Whilst you can’t imagine other bands of their stature – Kings of Leon or Muse, say – ever being so irreverent, Arctic Monkeys straddle the line of being stadium-sized whilst still sounding like the people’s band with aplomb. Much has been made of Turner’s Americanisms, hip-hop references and penchant for an indoor pair of sunglasses of late, but in the intimate surrounds of the Roundhouse none of these things matter. Arctic Monkeys tonight, despite the inevitably less-than-ideal conditions of a randomly-selected, competition winners’ crowd, are a peerless band.
With the monochrome soundwaves of their current album cover decorating the stage’s semi-circular screens, the group begin with the heavy drum stomp of recent single "Do I Wanna Know". It’s a bolshy glimpse of where the Sheffield quartet are at, but they’re equally comfortable ploughing the furrows of old as they are the sexually-fixated throbs of now. "Brianstorm", "Dancing Shoes", "Don’t Sit Down ‘Cos I’ve Moved Your Chair" and "Crying Lightning" follow – one from each of their previous four albums and a testament to the fact that the group are yet to put out a sub-par release – before Turner fully assumes the cheeky, pierside entertainer character that is his current incarnation.

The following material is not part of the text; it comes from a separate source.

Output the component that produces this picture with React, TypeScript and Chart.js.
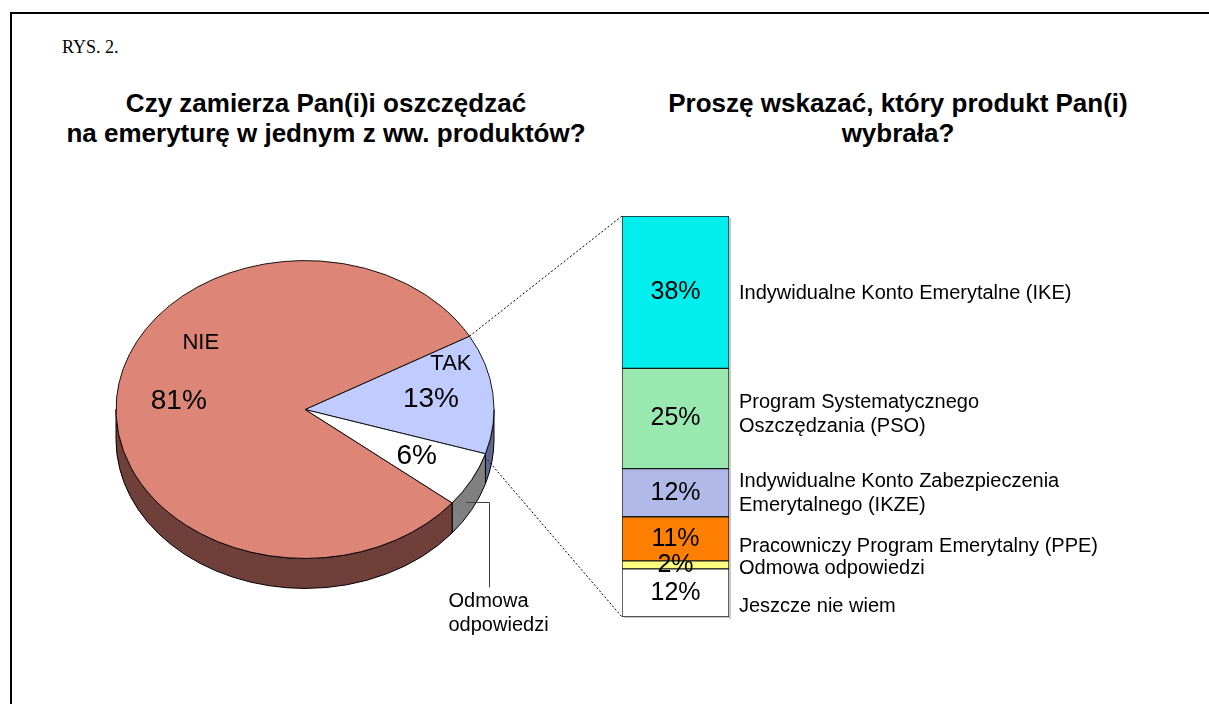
import React, { useEffect, useRef } from "react";
import { Chart, registerables } from "chart.js";

Chart.register(...registerables);

const SANS = '"Liberation Sans", Arial, Helvetica, sans-serif';
const SERIF = '"Liberation Serif", "Times New Roman", serif';

// ---- texts ----
const figureLabel = "RYS. 2.";
const pieTitleLines = ["Czy zamierza Pan(i)i oszczędzać", "na emeryturę w jednym z ww. produktów?"];
const barTitleLines = ["Proszę wskazać, który produkt Pan(i)", "wybrała?"];

// ---- pie data (clockwise from the TAK slice) ----
const pieCategories = ["TAK", "Odmowa odpowiedzi", "NIE"];
const pieValues = [13, 6, 81];
const pieTopColors = ["#C0CCFF", "#FFFFFF", "#DD8577"];
const pieSideColors = ["#5F6690", "#808080", "#6E4039"];
const pieInsideNames = ["TAK", "", "NIE"];
const pieOutsideNameLines = ["Odmowa", "odpowiedzi"];

// ---- stacked bar data (bottom to top) ----
const barCategories = [
  "Jeszcze nie wiem",
  "Odmowa odpowiedzi",
  "Pracowniczy Program Emerytalny (PPE)",
  "Indywidualne Konto Zabezpieczenia Emerytalnego (IKZE)",
  "Program Systematycznego Oszczędzania (PSO)",
  "Indywidualne Konto Emerytalne (IKE)",
];
const barLabelLines = [
  ["Jeszcze nie wiem"],
  ["Odmowa odpowiedzi"],
  ["Pracowniczy Program Emerytalny (PPE)"],
  ["Indywidualne Konto Zabezpieczenia", "Emerytalnego (IKZE)"],
  ["Program Systematycznego", "Oszczędzania (PSO)"],
  ["Indywidualne Konto Emerytalne (IKE)"],
];
const barValues = [12, 2, 11, 12, 25, 38];
const barColors = ["#FFFFFF", "#FFFF80", "#FF8000", "#B0B9E8", "#99E8B0", "#00EEEE"];

// ---- style constants ----
const TILT = 0.788;
const DEPTH = 30;
const PIE_ROTATION = 60.5;
const PIE_RADIUS = 189;
const pieNameOffsets = [
  [20, -35],
  [0, 0],
  [22, -58],
];
const barLabelNudge = [13.5, 4, 7.5, 1, -4, 1];

function wallPath(ctx: CanvasRenderingContext2D, cx: number, cy: number, R: number, s: number, e: number) {
  ctx.beginPath();
  ctx.ellipse(cx, cy, R, R * TILT, 0, s, e, false);
  ctx.ellipse(cx, cy + DEPTH, R, R * TILT, 0, e, s, true);
  ctx.closePath();
}

function rim(p: any, ang: number) {
  return { x: p.x + p.outerRadius * Math.cos(ang), y: p.y + p.outerRadius * TILT * Math.sin(ang) };
}

const pie3dPlugin = {
  id: "pie3d",
  beforeDatasetsDraw(chart: any) {
    const ctx: CanvasRenderingContext2D = chart.ctx;
    const arcs = chart.getDatasetMeta(0).data;
    ctx.save();
    arcs.forEach((arc: any, i: number) => {
      const p = arc.getProps(["x", "y", "startAngle", "endAngle", "outerRadius"], true);
      [-2 * Math.PI, 0, 2 * Math.PI].forEach((off) => {
        const s = Math.max(p.startAngle, off);
        const e = Math.min(p.endAngle, off + Math.PI);
        if (e > s) {
          wallPath(ctx, p.x, p.y, p.outerRadius, s, e);
          ctx.fillStyle = pieSideColors[i];
          ctx.fill();
          ctx.lineWidth = 1;
          ctx.strokeStyle = "#000";
          ctx.stroke();
        }
      });
    });
    ctx.restore();
    const a = arcs[0];
    ctx.save();
    ctx.translate(a.x, a.y);
    ctx.scale(1, TILT);
    ctx.translate(-a.x, -a.y);
  },
  afterDatasetsDraw(chart: any) {
    const ctx: CanvasRenderingContext2D = chart.ctx;
    ctx.restore();
    const arcs = chart.getDatasetMeta(0).data;
    ctx.save();
    ctx.fillStyle = "#000";
    ctx.textBaseline = "middle";
    arcs.forEach((arc: any, i: number) => {
      const p = arc.getProps(["x", "y", "startAngle", "endAngle", "outerRadius"], true);
      const mid = (p.startAngle + p.endAngle) / 2;
      const r = p.outerRadius * 0.67;
      const lx = p.x + r * Math.cos(mid);
      const ly = p.y + r * TILT * Math.sin(mid);
      ctx.textAlign = "center";
      ctx.font = `28px ${SANS}`;
      ctx.fillText(`${pieValues[i]}%`, lx, ly);
      if (pieInsideNames[i]) {
        ctx.font = `22px ${SANS}`;
        ctx.fillText(pieInsideNames[i], lx + pieNameOffsets[i][0], ly + pieNameOffsets[i][1]);
      } else {
        // outside label with leader line
        const anchor = rim(p, mid + (4 * Math.PI) / 180);
        const ax = Math.round(anchor.x) + 0.5;
        const ay = Math.round(anchor.y + DEPTH * 0.45) + 0.5;
        const bx = ax + 24;
        const by = Math.round(p.y + p.outerRadius * TILT + DEPTH - 1) + 0.5;
        ctx.save();
        ctx.strokeStyle = "#404040";
        ctx.lineWidth = 1;
        ctx.beginPath();
        ctx.moveTo(ax, ay);
        ctx.lineTo(bx, ay);
        ctx.lineTo(bx, by);
        ctx.stroke();
        ctx.restore();
        ctx.font = `20px ${SANS}`;
        ctx.textAlign = "left";
        pieOutsideNameLines.forEach((t, j) => {
          ctx.fillText(t, ax - 17, by + 14 + j * 23.5);
        });
      }
    });
    ctx.restore();
  },
};

export default function App() {
  const pieRef = useRef<HTMLCanvasElement>(null);
  const barRef = useRef<HTMLCanvasElement>(null);

  useEffect(() => {
    if (!pieRef.current || !barRef.current) return;
    const pie = new Chart(pieRef.current, {
      type: "pie",
      data: {
        labels: pieCategories,
        datasets: [
          {
            data: pieValues,
            backgroundColor: pieTopColors,
            borderColor: "#000",
            borderWidth: 1,
            clip: false,
          } as any,
        ],
      },
      options: {
        animation: false,
        responsive: false,
        events: [],
        rotation: PIE_ROTATION,
        radius: PIE_RADIUS,
        layout: { padding: { left: 0, right: 599, top: 115, bottom: 0 } },
        plugins: { legend: { display: false }, tooltip: { enabled: false } },
      } as any,
      plugins: [pie3dPlugin as any],
    });

    const barPlugin = {
      id: "barLabels",
      beforeDatasetsDraw(chart: any) {
        // soft shadow at the right of the column
        const ctx: CanvasRenderingContext2D = chart.ctx;
        const area = chart.chartArea;
        ctx.save();
        ctx.fillStyle = "#C8C8C8";
        ctx.fillRect(area.right, area.top + 2, 2, area.bottom - area.top);
        ctx.fillRect(area.left + 2, area.bottom, area.right - area.left, 1);
        ctx.restore();
      },
      afterDatasetsDraw(chart: any) {
        const ctx: CanvasRenderingContext2D = chart.ctx;
        const area = chart.chartArea;
        ctx.save();
        ctx.fillStyle = "#000";
        ctx.textBaseline = "middle";
        barValues.forEach((v, i) => {
          const el = chart.getDatasetMeta(i).data[0];
          const { x, y, base } = el.getProps(["x", "y", "base"], true);
          const cy = (y + base) / 2;
          ctx.font = `25px ${SANS}`;
          ctx.textAlign = "center";
          ctx.fillText(`${v}%`, x, cy);
          const lines = barLabelLines[i];
          ctx.font = `20px ${SANS}`;
          ctx.textAlign = "left";
          const ly = cy + barLabelNudge[i];
          lines.forEach((t, j) => {
            ctx.fillText(t, area.right + 10, ly + (j - (lines.length - 1) / 2) * 24);
          });
        });
        // dotted connectors from the TAK slice of the pie to the bar
        const tak = pie.getDatasetMeta(0).data[0] as any;
        const p = tak.getProps(["x", "y", "startAngle", "endAngle", "outerRadius"], true);
        const s = rim(p, p.startAngle);
        const e = rim(p, p.endAngle);
        ctx.strokeStyle = "#000";
        ctx.lineWidth = 1;
        ctx.setLineDash([2, 2]);
        ctx.beginPath();
        ctx.moveTo(s.x, s.y);
        ctx.lineTo(area.left, area.top);
        ctx.moveTo(e.x + 2, e.y + 6);
        ctx.lineTo(area.left, area.bottom);
        ctx.stroke();
        ctx.restore();
      },
    };

    const bar = new Chart(barRef.current, {
      type: "bar",
      data: {
        labels: [""],
        datasets: barCategories.map((c, i) => ({
          label: c,
          data: [barValues[i]],
          backgroundColor: barColors[i],
          borderColor: "#1a1a1a",
          borderWidth: 1,
          borderSkipped: false,
          categoryPercentage: 1,
          barPercentage: 1,
        })) as any,
      },
      options: {
        animation: false,
        responsive: false,
        events: [],
        layout: { padding: { left: 622, right: 480, top: 216, bottom: 87 } },
        scales: {
          x: { stacked: true, display: false },
          y: { stacked: true, display: false, min: 0, max: 100 },
        },
        plugins: { legend: { display: false }, tooltip: { enabled: false } },
      } as any,
      plugins: [barPlugin as any],
    });

    return () => {
      bar.destroy();
      pie.destroy();
    };
  }, []);

  const titleStyle: React.CSSProperties = {
    position: "absolute",
    top: 88,
    width: 600,
    textAlign: "center",
    fontFamily: SANS,
    fontWeight: "bold",
    fontSize: 26,
    lineHeight: "30px",
    color: "#000",
    whiteSpace: "nowrap",
  };

  return (
    <div
      style={{
        position: "absolute",
        left: 0,
        top: 0,
        width: 1209,
        height: 704,
        background: "#fff",
        overflow: "hidden",
      }}
    >
      <div
        style={{
          position: "absolute",
          left: 10,
          top: 12,
          width: 1209,
          height: 704,
          borderLeft: "2px solid #000",
          borderTop: "2px solid #000",
        }}
      />
      <div
        style={{
          position: "absolute",
          left: 62,
          top: 36,
          fontFamily: SERIF,
          fontSize: 18,
          lineHeight: "22px",
          color: "#000",
        }}
      >
        {figureLabel}
      </div>
      <div style={{ ...titleStyle, left: 26 }}>
        {pieTitleLines.map((t, i) => (
          <div key={i}>{t}</div>
        ))}
      </div>
      <div style={{ ...titleStyle, left: 598 }}>
        {barTitleLines.map((t, i) => (
          <div key={i}>{t}</div>
        ))}
      </div>
      <canvas ref={pieRef} width={1209} height={704} style={{ position: "absolute", left: 0, top: 0 }} />
      <canvas ref={barRef} width={1209} height={704} style={{ position: "absolute", left: 0, top: 0 }} />
    </div>
  );
}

“We’ve got so many songs about bricks,” he deadpans between "Brick by Brick" (fronted by drummer Matt Helders) and old favourite "Old Yellow Bricks", whilst the refrain of "Pretty Visitors" is buoyed by a cynical side-to-side crowd wave.
Ex-Coral man Bill Ryder-Jones makes an appearance during "Fireside", whilst ever-present wingman Miles Kane pops up to close the set, but really they’re just token additions. Tonight, Arctic Monkeys are clearly in need of, and in the shadow of, no one but themselves.